July 4, 2023
For the past several months I’ve been trying to make music with a neural network. After trying many different concepts, I settled on something very similar to Music Transformer. Here are some somewhat curated samples:
They’re not great, but that’s fine. It’s a lot better than nothing, which is what I was getting when I first started.
If you read the Music Transformer paper then you’ll understand most of it. Things I do differently:
I made all notes into whole, half, quarter, eighth, or sixteenth notes, or dotted versions of these. There are also a couple of special durations that are meant to signify “a really short note” and “a really long note.” MIDI doesn’t have a concept of “quarter note,” so I had to sort of translate all of my training data. This works 99% of the time, but it can mess up songs with tempo changes.

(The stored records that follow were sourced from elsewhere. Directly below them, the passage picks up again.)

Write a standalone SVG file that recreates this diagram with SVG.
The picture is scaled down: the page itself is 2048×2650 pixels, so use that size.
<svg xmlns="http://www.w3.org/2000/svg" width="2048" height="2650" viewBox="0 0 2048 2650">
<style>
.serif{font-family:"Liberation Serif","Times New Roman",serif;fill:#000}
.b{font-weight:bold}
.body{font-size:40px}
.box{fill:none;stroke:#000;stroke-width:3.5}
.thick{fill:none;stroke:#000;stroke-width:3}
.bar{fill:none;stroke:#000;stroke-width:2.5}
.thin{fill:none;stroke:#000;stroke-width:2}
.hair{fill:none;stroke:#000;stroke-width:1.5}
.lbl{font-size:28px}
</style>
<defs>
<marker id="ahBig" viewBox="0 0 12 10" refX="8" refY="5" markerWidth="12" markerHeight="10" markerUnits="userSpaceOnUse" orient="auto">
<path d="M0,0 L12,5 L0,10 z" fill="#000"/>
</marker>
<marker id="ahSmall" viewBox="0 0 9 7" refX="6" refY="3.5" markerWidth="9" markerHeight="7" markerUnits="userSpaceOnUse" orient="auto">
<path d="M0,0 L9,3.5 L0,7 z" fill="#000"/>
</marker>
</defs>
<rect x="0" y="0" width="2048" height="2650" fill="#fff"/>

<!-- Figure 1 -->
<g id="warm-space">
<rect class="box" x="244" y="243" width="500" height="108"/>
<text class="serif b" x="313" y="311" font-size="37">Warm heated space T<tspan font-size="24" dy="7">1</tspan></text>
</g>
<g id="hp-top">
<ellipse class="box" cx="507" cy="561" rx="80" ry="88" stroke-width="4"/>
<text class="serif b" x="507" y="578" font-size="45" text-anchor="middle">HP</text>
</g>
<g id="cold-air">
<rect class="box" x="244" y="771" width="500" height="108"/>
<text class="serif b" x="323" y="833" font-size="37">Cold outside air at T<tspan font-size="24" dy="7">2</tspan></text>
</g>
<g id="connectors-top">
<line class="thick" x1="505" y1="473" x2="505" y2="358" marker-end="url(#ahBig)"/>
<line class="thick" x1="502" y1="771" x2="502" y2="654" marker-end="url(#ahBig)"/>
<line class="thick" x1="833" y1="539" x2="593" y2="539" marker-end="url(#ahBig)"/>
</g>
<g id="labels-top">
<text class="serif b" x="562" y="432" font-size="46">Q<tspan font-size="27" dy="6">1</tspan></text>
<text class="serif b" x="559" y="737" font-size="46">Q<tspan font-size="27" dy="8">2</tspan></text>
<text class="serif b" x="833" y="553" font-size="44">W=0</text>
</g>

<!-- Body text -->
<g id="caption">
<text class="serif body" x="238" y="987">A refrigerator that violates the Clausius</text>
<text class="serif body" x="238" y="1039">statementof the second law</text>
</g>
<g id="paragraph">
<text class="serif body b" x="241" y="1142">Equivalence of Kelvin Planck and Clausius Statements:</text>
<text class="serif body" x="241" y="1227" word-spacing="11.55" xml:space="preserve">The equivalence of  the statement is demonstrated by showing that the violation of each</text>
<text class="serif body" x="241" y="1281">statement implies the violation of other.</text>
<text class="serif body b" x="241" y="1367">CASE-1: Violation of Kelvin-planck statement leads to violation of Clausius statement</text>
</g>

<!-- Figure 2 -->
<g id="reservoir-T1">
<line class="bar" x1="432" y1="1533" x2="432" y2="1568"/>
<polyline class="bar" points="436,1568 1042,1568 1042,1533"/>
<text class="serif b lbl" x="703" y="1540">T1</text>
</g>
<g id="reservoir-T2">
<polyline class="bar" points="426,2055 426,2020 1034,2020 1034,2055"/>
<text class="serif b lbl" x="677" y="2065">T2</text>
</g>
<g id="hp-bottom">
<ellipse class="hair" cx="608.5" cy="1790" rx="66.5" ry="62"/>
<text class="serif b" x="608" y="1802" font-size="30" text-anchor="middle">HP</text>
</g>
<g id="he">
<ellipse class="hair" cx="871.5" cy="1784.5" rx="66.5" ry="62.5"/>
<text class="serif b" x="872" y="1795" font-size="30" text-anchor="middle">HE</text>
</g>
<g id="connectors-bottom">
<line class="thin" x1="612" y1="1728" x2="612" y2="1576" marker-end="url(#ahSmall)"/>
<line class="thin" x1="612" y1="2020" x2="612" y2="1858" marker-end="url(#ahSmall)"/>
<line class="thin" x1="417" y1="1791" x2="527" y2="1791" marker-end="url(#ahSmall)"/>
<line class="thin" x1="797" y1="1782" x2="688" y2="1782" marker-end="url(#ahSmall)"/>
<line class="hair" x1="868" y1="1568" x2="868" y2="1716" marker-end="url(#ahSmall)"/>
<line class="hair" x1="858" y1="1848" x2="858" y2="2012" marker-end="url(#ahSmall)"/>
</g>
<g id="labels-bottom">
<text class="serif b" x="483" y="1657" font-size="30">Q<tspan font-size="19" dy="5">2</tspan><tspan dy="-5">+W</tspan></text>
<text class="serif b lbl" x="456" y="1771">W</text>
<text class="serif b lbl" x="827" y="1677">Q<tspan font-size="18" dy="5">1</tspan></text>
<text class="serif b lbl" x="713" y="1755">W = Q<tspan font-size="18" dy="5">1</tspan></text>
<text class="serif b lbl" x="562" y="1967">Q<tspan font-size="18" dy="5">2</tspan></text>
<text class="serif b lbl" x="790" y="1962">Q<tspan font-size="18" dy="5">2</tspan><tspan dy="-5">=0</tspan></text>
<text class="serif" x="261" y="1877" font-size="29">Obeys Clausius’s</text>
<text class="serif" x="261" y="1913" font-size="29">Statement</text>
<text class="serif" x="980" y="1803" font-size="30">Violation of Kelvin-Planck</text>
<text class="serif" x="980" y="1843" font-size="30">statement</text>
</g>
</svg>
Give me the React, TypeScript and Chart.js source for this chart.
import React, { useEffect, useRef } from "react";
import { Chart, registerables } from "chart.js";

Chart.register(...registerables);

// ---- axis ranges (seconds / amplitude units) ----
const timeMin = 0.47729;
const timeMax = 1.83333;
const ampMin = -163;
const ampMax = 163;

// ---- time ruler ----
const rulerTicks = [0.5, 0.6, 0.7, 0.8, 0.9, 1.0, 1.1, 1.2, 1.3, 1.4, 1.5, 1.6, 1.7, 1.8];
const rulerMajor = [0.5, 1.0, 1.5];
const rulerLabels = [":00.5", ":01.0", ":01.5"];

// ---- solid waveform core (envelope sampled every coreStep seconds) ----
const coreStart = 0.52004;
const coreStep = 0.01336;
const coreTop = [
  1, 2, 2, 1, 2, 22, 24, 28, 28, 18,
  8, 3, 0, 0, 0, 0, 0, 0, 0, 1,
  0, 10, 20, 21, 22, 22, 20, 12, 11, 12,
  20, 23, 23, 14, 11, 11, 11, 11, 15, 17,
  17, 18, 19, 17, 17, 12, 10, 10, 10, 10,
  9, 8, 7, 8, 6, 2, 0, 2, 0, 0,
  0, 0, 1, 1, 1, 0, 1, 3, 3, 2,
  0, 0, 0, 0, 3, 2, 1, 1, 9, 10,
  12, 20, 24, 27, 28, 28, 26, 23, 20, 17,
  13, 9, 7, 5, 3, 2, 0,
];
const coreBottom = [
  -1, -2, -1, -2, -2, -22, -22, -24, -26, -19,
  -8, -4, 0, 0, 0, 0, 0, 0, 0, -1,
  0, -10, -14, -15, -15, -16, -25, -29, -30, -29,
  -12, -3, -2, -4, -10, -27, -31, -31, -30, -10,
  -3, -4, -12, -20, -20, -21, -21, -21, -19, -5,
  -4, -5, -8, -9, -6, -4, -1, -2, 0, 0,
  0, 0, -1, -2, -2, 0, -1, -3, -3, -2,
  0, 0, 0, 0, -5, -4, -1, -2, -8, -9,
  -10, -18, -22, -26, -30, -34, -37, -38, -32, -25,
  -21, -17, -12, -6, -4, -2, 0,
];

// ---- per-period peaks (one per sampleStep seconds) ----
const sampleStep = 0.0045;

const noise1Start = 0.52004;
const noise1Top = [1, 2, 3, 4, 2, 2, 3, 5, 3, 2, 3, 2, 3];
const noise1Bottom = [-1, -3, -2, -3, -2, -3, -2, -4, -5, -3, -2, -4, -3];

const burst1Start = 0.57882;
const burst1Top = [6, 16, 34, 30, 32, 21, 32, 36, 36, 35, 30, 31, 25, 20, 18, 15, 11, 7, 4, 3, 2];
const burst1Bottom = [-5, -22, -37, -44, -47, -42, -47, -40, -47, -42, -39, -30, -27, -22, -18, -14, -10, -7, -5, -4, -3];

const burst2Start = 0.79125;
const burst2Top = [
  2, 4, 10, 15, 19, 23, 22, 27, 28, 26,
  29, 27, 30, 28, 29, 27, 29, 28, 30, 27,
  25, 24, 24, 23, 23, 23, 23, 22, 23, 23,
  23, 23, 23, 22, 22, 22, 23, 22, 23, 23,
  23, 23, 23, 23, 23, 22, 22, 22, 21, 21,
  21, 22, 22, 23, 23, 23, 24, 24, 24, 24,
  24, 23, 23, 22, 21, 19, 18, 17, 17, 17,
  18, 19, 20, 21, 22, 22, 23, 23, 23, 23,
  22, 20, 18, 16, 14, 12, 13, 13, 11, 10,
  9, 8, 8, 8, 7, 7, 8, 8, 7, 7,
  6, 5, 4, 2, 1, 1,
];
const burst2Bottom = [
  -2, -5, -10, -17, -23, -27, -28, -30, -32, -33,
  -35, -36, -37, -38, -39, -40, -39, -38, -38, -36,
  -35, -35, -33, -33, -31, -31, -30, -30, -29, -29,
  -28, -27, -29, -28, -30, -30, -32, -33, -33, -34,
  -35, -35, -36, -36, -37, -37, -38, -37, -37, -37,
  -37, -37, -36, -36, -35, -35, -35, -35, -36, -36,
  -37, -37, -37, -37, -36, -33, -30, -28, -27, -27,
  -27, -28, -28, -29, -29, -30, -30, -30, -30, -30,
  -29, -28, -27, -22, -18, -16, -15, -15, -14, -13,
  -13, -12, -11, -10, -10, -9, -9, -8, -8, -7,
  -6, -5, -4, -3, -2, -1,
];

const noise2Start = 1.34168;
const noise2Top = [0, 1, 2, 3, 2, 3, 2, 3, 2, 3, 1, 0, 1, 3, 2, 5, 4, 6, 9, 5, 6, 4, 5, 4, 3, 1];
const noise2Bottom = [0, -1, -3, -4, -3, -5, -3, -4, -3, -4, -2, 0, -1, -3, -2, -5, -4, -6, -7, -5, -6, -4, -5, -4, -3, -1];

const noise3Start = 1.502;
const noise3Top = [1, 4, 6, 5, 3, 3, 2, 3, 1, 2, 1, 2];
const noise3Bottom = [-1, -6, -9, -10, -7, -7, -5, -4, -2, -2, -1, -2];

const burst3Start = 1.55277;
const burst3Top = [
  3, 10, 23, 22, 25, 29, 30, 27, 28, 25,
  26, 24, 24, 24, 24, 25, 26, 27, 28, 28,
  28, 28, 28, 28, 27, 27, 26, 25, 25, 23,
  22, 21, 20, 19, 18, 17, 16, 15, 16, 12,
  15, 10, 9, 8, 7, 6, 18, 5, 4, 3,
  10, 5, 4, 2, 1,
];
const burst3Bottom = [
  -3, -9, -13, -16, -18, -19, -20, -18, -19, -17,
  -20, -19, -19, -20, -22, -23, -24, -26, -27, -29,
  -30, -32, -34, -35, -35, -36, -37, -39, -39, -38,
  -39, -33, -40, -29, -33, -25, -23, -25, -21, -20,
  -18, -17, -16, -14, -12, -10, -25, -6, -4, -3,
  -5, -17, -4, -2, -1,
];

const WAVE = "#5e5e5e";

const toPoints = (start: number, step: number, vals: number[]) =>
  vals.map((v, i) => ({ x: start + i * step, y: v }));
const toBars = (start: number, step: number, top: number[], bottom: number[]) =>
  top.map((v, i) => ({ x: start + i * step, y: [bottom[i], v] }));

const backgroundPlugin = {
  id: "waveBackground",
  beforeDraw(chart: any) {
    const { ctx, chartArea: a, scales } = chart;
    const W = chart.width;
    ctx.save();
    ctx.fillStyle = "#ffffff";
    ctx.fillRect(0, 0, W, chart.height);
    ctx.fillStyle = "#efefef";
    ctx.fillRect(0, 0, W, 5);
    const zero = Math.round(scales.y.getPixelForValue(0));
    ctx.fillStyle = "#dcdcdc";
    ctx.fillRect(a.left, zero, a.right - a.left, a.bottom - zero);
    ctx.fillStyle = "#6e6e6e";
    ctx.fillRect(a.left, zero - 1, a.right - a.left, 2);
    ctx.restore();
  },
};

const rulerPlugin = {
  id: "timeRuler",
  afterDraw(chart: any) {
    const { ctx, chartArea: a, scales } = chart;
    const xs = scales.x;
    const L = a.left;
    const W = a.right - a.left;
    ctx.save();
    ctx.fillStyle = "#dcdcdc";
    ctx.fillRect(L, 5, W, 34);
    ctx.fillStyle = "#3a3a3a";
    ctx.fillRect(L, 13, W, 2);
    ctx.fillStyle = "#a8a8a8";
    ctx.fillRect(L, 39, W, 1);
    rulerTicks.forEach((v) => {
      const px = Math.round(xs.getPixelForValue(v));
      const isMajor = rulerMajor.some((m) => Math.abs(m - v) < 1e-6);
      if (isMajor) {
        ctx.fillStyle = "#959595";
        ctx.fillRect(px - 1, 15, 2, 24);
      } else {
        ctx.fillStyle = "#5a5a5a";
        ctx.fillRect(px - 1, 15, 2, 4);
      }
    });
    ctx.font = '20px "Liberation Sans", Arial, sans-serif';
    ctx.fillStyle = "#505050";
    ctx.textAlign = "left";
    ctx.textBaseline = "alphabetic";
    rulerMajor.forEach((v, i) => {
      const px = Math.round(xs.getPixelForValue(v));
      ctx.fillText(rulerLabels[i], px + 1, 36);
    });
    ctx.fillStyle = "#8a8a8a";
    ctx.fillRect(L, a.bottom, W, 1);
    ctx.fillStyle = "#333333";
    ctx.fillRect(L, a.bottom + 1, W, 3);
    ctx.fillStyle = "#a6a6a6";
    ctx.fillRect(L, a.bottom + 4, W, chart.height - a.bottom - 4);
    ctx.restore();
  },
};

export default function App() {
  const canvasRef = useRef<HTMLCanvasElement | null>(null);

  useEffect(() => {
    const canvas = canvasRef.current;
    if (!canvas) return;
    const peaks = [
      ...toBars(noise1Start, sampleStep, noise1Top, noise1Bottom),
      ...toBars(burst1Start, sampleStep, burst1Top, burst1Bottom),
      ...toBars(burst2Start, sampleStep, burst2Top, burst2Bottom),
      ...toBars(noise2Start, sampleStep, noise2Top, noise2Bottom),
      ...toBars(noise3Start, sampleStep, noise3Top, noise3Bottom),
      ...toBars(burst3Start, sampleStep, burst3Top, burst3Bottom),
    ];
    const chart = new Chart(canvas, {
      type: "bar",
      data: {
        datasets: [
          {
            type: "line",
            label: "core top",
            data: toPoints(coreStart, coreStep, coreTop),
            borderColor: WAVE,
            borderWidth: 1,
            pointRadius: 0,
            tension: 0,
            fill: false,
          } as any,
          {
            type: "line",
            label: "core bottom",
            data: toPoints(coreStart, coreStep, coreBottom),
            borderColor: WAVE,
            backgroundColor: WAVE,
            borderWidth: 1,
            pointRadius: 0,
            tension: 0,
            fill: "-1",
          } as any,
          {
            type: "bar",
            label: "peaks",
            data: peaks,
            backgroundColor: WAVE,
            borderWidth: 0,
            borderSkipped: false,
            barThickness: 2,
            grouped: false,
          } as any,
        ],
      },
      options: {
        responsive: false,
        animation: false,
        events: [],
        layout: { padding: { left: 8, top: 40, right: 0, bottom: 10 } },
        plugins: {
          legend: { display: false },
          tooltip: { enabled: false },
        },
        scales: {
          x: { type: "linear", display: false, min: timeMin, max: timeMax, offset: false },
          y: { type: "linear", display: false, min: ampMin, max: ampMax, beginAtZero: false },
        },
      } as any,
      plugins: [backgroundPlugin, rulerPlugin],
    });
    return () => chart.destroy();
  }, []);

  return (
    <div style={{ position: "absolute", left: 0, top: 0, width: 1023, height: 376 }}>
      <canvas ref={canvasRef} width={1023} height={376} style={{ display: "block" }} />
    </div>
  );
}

The network decides which pitch to play next, and then decides how long to play it. The second step is handled by a separate, smaller, transformer stack. This makes inference clunky, but I like being able to condition on the new pitch.
In addition to the 88 keys of a keyboard, there’s also a special “pitch” that represents the passage of time. During inference, I prevent the model from emitting two of these consecutively.
I have my own curated dataset. It’s not just classical music, although that is necessarily a large chunk of it. I only have about 500 songs so far.
During training, I randomly change 5% of the input notes by 1 semitone. The idea is to make the model robust to small mistakes. (I also use random chromatic transposition, just like everyone else.)
I do a LayerNorm just after each key map, but otherwise don’t have any LayerNorms. I also use ReZero on every residual branch. I’ve done lots of experiments with the transformer architecture but most changes don’t seem to help or hurt at all.
All of the training data is in MIDI format. This is nice because MIDI is really simple and easy to work with. But on the other hand, MIDIs are really rare, so it’s hard to build up a big high-quality dataset. I’ve experimented with automatic MP3-to-MIDI conversion, but it’s not good. Basically I’ve just had to seek out MIDIs wherever they can be found. Shout out to Makinporing for saving the old MSPAF MIDI/sheet music stuff.
I don’t discriminate on the length or style of a song, or the number of instruments, so there’s a decent variety in my dataset. Of course, everything gets converted to a single-track piano, but almost every song still sounds decent in piano-only form.
I’d like to add another transformer stack to handle volume, but I haven’t decided how to discretize that yet. I also want to come up with ways to control the model’s output. I experimented a bit with temperature, but it just didn’t seem useful to me. Lower temperatures made the outputs monotonous, and higher temperatures resulted in gibberish. Eventually I’m thinking of running a server in the Colab notebook so I can control it with a GUI that I run locally.